■ **Data section**
__________
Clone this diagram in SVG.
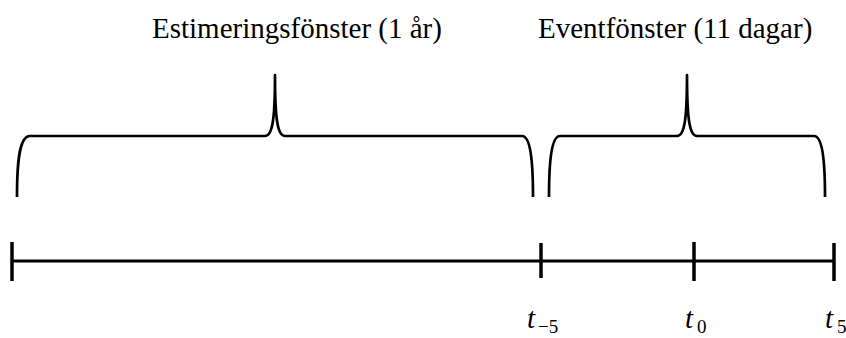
<svg xmlns="http://www.w3.org/2000/svg" width="846" height="338" viewBox="0 0 846 338">
<style>
.brace{fill:none;stroke:#000;stroke-width:2.7;stroke-linejoin:round}
.axis{stroke:#000;stroke-width:3;fill:none}
.tick{stroke:#000;stroke-width:3.5}
.lbl{font-family:"Liberation Serif","Times New Roman",serif;font-size:29px;fill:#000}
.t{font-family:"Liberation Serif","Times New Roman",serif;font-style:italic;font-size:29px;fill:#000}
.sub{font-family:"Liberation Serif","Times New Roman",serif;font-size:19px;fill:#000}
</style>
<rect width="846" height="338" fill="#fff"/>
<g id="estimeringsfonster">
<path class="brace" d="M17,197 C17,158 20,136 30,136 L265,136 C272,136 275,122 275,75 C275,122 278,136 285,136 L522,136 C530,136 533,158 533,197"/>
<text class="lbl" x="152" y="38">Estimeringsfönster (1 år)</text>
</g>
<g id="eventfonster">
<path class="brace" d="M549,197 C549,158 552,136 560,136 L677,136 C684,136 687,122 687,75 C687,122 690,136 697,136 L814,136 C822,136 825,158 825,197"/>
<text class="lbl" x="538" y="38">Eventfönster (11 dagar)</text>
</g>
<g id="axis">
<line class="axis" x1="12" y1="261" x2="834" y2="261"/>
<line class="tick" x1="12" y1="242" x2="12" y2="281"/>
<line class="tick" x1="541" y1="243" x2="541" y2="278"/>
<line class="tick" x1="694" y1="242" x2="694" y2="281"/>
<line class="tick" x1="834" y1="243" x2="834" y2="281"/>
</g>
<g id="labels">
<text class="t" x="527" y="328">t</text><text class="sub" x="538" y="333">−5</text>
<text class="t" x="685" y="328">t</text><text class="sub" x="697" y="333">0</text>
<text class="t" x="825" y="328">t</text><text class="sub" x="837" y="333">5</text>
</g>
</svg>
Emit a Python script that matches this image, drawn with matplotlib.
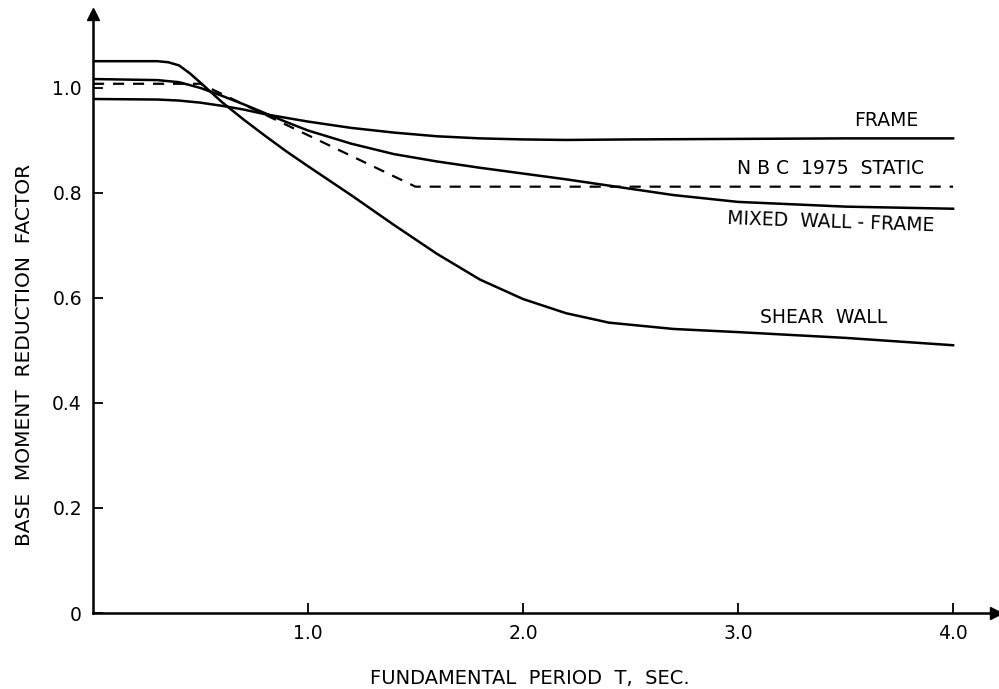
__________
■ **Required task**
Work out the count of lines containing the word "this", then write only that count.

■ **The output**
2